◆ **Problem description**
Pull out every line from the listing that has the word "Rebuild".

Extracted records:

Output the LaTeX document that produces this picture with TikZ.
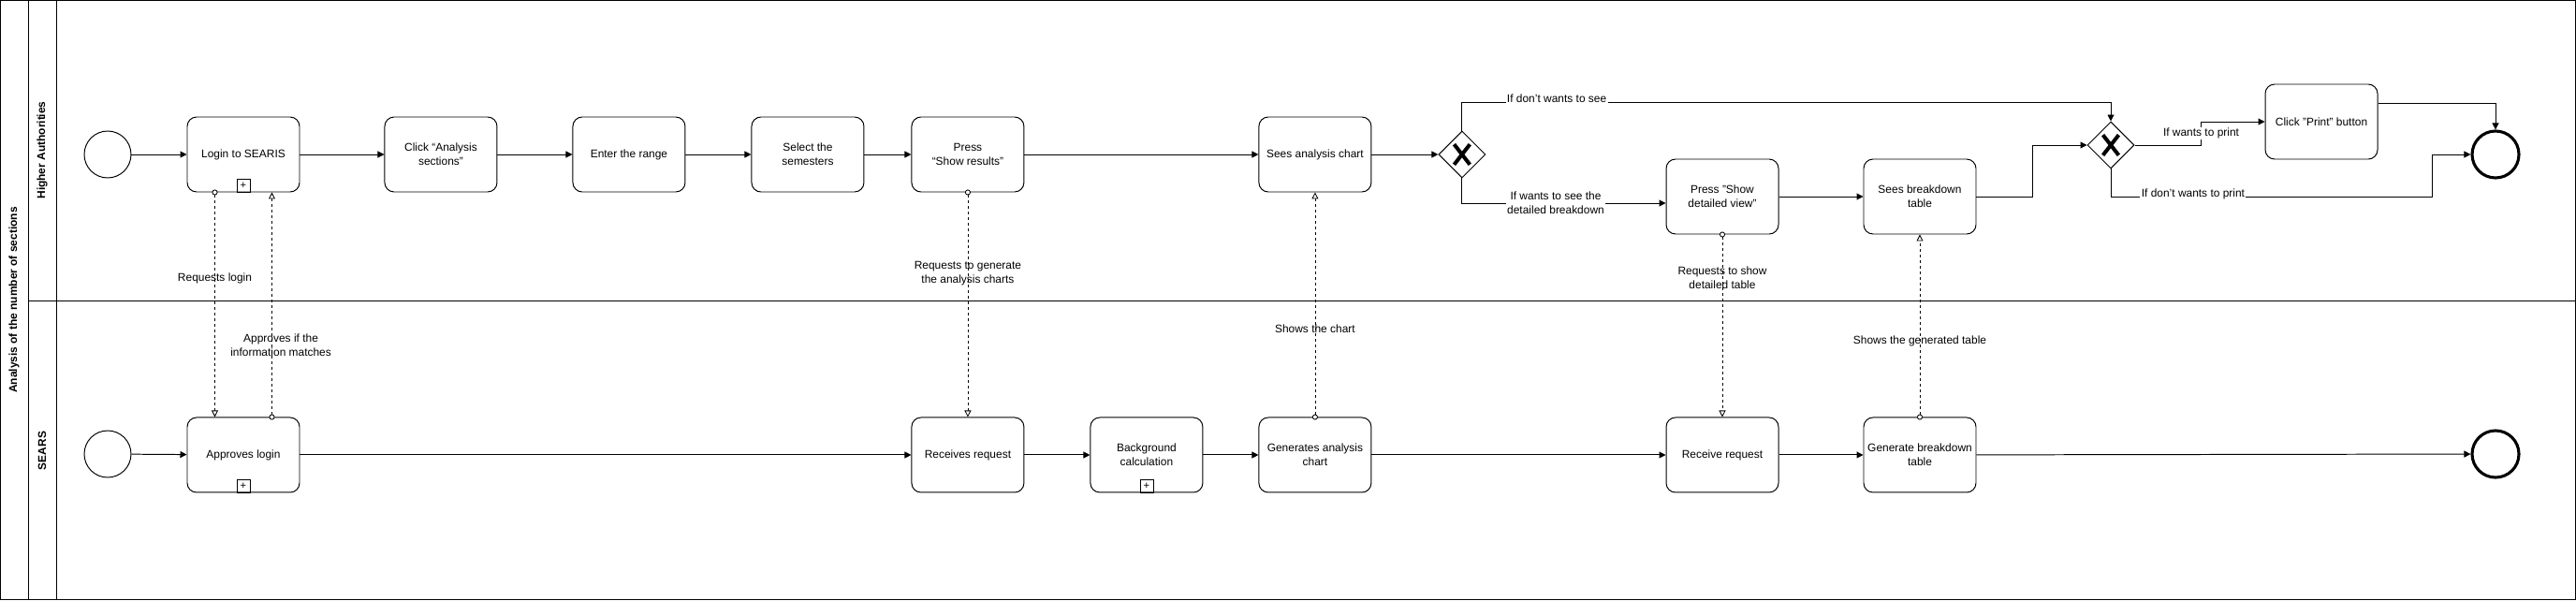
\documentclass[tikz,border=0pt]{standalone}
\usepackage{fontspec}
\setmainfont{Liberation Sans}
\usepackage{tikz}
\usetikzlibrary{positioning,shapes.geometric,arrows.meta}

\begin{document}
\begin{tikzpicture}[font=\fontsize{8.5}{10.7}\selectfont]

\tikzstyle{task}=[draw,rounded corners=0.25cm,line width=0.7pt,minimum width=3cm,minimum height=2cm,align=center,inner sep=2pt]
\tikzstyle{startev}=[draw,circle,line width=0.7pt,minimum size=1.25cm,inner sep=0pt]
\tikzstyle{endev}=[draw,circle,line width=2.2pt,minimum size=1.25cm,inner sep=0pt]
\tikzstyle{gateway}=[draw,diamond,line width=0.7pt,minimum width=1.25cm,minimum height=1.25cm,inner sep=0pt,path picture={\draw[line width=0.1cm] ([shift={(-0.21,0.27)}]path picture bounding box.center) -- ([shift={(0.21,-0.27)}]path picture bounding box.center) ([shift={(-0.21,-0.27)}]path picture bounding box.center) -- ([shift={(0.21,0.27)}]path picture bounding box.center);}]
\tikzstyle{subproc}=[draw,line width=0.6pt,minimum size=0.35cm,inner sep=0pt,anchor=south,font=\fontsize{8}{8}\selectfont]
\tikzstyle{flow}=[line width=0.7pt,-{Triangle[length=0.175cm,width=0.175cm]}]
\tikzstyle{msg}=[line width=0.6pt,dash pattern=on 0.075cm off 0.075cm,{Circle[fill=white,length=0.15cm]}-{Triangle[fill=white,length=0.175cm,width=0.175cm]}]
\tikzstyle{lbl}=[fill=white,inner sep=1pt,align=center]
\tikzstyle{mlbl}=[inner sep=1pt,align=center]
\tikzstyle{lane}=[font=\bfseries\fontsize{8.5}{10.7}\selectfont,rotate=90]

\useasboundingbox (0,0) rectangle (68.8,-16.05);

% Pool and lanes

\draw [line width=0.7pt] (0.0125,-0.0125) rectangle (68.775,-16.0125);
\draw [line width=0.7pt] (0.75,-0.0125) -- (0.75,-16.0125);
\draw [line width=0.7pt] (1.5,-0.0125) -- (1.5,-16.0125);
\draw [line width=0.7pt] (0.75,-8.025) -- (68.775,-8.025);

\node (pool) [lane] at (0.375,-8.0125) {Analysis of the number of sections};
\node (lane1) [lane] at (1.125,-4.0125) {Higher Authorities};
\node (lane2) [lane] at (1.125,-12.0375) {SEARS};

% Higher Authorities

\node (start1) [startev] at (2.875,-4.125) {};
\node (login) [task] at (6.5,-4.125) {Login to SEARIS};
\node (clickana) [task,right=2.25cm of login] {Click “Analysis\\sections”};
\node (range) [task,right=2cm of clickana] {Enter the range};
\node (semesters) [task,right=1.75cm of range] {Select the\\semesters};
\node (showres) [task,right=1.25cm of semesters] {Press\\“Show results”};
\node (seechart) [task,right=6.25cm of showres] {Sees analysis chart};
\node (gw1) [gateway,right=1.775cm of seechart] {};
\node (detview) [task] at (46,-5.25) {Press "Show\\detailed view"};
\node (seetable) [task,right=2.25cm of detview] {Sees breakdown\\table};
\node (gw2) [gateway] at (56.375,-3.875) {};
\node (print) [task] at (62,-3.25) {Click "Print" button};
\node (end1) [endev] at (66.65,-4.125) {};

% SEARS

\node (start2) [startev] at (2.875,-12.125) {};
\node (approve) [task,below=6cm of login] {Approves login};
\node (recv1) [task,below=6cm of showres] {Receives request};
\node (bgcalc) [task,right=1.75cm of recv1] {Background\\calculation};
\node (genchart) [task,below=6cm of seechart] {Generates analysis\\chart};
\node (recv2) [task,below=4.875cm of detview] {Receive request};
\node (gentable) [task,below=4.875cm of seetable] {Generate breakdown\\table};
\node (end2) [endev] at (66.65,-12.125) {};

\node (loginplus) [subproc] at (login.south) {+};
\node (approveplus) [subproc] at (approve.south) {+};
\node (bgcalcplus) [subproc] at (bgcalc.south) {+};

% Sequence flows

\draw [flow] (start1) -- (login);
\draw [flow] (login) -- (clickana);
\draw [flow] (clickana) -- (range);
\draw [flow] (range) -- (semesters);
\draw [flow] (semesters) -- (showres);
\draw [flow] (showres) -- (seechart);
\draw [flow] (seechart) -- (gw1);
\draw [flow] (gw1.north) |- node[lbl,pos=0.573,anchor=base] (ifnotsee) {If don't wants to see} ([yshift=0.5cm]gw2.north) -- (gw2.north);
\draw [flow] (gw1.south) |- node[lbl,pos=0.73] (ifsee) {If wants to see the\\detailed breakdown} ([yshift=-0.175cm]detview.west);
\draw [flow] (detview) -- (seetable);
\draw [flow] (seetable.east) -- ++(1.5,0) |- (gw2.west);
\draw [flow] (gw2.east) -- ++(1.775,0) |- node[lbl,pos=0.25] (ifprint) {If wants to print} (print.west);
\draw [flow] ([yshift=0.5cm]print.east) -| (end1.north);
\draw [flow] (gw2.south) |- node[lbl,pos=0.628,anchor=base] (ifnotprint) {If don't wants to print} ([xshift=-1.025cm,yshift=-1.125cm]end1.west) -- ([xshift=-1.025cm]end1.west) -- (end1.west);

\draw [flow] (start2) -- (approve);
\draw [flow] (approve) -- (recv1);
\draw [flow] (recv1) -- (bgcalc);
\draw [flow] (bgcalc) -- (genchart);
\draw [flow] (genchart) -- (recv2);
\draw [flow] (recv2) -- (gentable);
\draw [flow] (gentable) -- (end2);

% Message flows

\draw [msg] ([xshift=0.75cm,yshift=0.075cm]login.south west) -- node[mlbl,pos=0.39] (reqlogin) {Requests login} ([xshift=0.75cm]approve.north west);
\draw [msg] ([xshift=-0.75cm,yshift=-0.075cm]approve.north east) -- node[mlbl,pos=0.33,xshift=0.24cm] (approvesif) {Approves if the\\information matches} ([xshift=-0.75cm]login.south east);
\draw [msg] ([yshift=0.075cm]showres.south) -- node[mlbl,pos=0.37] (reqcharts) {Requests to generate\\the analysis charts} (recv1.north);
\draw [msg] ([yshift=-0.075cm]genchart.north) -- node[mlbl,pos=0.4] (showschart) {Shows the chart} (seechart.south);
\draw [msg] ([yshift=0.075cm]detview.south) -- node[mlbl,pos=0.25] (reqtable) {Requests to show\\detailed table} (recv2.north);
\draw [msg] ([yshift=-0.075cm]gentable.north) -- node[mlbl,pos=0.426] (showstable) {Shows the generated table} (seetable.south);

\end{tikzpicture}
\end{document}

* * *

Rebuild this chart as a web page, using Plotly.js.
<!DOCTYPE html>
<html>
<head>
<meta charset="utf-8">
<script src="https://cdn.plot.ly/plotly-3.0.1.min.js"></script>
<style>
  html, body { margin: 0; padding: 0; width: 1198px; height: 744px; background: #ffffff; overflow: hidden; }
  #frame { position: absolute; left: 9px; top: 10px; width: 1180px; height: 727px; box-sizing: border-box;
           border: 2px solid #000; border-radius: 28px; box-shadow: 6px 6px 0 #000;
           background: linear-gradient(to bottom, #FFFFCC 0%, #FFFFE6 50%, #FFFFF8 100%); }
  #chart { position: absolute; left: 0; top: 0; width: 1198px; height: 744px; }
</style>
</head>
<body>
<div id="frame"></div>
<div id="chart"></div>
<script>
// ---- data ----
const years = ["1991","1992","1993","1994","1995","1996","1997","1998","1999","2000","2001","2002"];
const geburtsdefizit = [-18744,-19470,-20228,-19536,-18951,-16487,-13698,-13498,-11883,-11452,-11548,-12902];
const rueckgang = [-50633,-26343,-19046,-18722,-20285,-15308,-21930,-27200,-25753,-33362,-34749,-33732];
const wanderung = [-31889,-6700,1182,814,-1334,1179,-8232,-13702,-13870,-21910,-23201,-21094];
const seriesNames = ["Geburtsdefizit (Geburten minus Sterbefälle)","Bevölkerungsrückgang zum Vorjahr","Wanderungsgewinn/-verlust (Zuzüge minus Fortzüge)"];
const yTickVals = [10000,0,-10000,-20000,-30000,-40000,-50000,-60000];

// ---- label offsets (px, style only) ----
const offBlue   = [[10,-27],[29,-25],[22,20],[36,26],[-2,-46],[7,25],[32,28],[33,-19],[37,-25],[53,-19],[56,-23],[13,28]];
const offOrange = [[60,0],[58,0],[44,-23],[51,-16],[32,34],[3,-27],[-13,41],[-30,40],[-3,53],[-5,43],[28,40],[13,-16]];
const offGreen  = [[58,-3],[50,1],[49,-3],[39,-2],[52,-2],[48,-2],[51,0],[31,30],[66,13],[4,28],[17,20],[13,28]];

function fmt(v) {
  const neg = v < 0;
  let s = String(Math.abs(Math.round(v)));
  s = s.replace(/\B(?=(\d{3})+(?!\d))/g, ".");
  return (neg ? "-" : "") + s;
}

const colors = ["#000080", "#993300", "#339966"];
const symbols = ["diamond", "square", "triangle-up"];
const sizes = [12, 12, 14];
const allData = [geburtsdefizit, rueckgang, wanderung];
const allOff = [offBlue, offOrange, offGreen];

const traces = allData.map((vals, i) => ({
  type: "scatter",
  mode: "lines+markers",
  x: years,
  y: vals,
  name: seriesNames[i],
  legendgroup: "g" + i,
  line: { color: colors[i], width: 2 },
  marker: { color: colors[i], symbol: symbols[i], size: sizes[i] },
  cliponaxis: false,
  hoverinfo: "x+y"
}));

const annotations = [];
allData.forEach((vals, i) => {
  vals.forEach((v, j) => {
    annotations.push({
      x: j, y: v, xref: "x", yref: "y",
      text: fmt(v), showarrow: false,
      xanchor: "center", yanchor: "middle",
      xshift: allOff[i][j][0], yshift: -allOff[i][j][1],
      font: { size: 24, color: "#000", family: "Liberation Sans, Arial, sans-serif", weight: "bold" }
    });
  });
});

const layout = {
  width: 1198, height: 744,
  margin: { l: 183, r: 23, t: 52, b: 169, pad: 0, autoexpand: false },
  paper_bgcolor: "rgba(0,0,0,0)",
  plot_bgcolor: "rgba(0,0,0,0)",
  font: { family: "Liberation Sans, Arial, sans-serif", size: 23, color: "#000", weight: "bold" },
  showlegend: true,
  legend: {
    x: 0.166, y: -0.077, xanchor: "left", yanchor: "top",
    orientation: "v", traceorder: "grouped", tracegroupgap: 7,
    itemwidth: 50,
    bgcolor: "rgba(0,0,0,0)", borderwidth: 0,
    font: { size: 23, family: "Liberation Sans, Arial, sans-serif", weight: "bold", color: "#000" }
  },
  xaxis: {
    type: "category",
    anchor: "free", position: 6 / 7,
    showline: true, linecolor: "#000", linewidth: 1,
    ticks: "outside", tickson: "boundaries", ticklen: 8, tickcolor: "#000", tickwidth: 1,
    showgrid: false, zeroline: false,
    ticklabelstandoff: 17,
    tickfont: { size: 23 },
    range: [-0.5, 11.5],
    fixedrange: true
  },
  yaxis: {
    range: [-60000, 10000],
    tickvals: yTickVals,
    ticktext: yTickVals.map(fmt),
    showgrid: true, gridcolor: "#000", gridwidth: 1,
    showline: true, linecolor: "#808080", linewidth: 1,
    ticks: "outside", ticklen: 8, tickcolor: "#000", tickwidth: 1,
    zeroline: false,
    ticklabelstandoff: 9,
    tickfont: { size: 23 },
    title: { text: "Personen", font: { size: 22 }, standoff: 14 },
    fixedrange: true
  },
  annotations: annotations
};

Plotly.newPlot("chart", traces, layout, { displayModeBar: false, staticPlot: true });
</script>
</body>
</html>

==

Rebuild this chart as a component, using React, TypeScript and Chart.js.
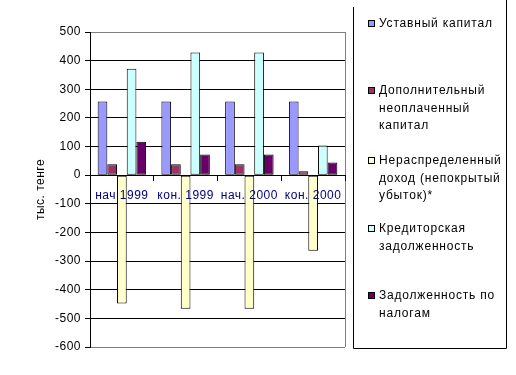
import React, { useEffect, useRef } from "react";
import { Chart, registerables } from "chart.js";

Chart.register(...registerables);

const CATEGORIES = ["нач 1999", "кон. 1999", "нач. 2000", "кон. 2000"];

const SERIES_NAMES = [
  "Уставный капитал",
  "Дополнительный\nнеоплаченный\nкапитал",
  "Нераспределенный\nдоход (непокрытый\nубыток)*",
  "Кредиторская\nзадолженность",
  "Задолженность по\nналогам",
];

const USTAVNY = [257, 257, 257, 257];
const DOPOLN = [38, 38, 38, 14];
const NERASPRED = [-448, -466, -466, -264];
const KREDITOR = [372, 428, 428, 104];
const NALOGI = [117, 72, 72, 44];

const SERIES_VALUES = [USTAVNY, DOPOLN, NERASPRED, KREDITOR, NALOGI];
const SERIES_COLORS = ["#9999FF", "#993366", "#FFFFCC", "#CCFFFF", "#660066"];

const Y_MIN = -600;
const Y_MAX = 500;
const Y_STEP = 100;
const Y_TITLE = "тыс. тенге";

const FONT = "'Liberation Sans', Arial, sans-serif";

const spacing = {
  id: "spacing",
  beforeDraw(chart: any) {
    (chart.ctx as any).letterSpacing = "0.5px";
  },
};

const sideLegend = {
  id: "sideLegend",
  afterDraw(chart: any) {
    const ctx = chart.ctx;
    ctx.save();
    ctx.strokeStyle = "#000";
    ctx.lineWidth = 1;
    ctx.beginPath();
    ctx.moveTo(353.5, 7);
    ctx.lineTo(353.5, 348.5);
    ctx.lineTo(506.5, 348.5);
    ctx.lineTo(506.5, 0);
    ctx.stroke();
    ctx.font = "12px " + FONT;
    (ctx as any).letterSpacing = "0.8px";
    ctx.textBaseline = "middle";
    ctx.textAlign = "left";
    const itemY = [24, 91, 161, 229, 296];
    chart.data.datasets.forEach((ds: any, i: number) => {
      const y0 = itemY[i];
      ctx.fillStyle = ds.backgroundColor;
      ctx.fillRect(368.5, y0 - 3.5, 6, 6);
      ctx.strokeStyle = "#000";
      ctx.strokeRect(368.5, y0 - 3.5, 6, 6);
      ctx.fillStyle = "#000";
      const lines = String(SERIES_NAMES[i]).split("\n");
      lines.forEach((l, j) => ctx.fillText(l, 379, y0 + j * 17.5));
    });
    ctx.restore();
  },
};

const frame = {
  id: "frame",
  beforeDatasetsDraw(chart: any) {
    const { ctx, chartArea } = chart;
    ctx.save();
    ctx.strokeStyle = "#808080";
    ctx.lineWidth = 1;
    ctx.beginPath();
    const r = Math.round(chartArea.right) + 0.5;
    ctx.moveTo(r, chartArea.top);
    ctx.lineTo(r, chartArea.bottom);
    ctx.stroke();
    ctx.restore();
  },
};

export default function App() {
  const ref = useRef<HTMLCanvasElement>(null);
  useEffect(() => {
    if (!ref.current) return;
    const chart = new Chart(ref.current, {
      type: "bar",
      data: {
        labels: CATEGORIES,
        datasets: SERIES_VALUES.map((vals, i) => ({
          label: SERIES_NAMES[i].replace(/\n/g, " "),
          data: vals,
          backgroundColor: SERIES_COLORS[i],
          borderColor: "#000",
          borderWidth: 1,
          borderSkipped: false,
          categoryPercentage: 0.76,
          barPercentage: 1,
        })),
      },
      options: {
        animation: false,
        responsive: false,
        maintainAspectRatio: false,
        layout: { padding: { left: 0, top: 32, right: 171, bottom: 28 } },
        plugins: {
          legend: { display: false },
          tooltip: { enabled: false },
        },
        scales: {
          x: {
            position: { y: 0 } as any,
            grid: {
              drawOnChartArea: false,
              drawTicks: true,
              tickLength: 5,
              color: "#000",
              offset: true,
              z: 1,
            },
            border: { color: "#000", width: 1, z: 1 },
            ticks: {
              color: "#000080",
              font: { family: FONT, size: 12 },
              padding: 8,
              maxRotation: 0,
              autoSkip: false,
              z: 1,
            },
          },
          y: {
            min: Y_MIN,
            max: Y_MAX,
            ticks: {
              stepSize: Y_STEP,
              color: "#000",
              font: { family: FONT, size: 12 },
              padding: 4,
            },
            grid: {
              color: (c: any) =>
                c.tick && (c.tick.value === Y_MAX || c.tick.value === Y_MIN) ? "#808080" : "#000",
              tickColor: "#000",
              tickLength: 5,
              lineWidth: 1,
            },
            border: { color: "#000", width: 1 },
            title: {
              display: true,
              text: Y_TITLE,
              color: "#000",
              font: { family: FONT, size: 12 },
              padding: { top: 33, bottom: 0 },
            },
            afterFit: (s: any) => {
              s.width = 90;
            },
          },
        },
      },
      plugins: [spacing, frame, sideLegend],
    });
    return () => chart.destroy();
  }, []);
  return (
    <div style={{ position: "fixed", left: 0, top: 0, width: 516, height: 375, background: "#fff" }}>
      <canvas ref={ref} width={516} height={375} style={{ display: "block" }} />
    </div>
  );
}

◆ **Written response**
Rebuild this chart as a web page, using Plotly.js.
Rebuild this chart as a component, using React, TypeScript and Chart.js.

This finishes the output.